Before Portugal joined the European Community in 1985 - and thanks to EFTA membership since 1960 - textile exports soared and, together with tomato paste and paper pulp, gradually replaced the traditional exports of wine, cork and sardines to the point that the country was dubbed a “pajama republic”. Foreign investment in machinery began in the late 1960s and has profoundly transformed the trade and industrial structure, which now includes also a significant portion of trade in similar products (textile, machinery and transport equipment) but not enough high-tech goods.

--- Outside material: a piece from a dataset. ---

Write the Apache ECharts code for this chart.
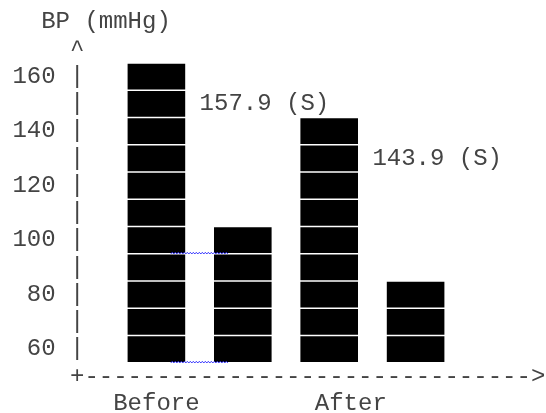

Output per man hour remains very low by EU standards, which translates into a competitiveness ranking in the low 30s (like Greece, when Spain is in the low 20s and Ireland in the teens). Information technology remains a very low percentage of gross domestic product, and computer use is well below the EU average but internet access has increased so fast in the last few years that it was above Spain and Greece in 2002.

Among the four cases presented in the panel, the two more traditional industries of wine and cork products have witnessed a substantial international diversification, the latter with a high tech spin-off (Amorim Industrial Solutions). In the pulp and paper industry, state intervention has been as intense as the participation in international markets. As for packaging, it is relevant for both trade and investment inflows and outflows. The bulk of foreign trade is, however, accounted for by textiles and machinery, often through relatively small firms while transport equipment is more recent and more concentrated.

Small firm size could mean more flexibility and faster reaction on the part of public and private agents, but this does not seem to have happened, at least in comparison with best European practices. There is nevertheless progress in the internationalization process, which could become self-sustained if Portugal reputation as a place to do business rises.

Yet Spain has become a market for Portuguese products to such a degree that the economy may now be more closed than when export and import markets were more diversified. In 2002, it overtook Germany as the top destination, with over one fifth of the total.

In terms of expected industrial landscape in twenty years, account must be taken of the fact that Portugal is at the border of Europe and therefore sensitive to developments at further borders, like the Mediterranean and, with Azores and Madeira, the Atlantic. If Africa (especially Angola) and Latin America become significant markets for Portugal, managers located here would cease to feel peripheral.

The problem to find better managers than at the center is the small size of the domestic market (1% of EU) and the fact that firms and government do not yet think enough of the external market (via transhipment). When they do, there is not enough effort to ensure quality and brand names.

Finally, managing globalization from the periphery means creating a sense of common purpose between science and industry. The government has attempted to reform public administration and to take a “whole of government” view in spreading information technology, namely through initiatives on broad band access, electronic procurement and virtual campuses. In spite of the efforts, implementation has been slow and uneven. For example, in Lisbon there are successful scientific and industrial ventures but not in Porto, because there has not been enough coordination to achieve the same objective, in part because of disputes in the academic world.

Portuguese scientists who are working abroad still say that they do not return because they have no one to talk to here. Without a greater appeal to the diaspora and to young productive people everywhere, Portugal cannot leapfrog, and be put on the map like Ireland or Catalonia.

PS This background note tries to reflect the lively discussions held during the 2002 and 2003 general assemblies of FPG, and during the lunch at Logoplaste on 9/10, but none of its members is responsible for any errors or shortcomings, for which the chair of the business panel is solely accountable.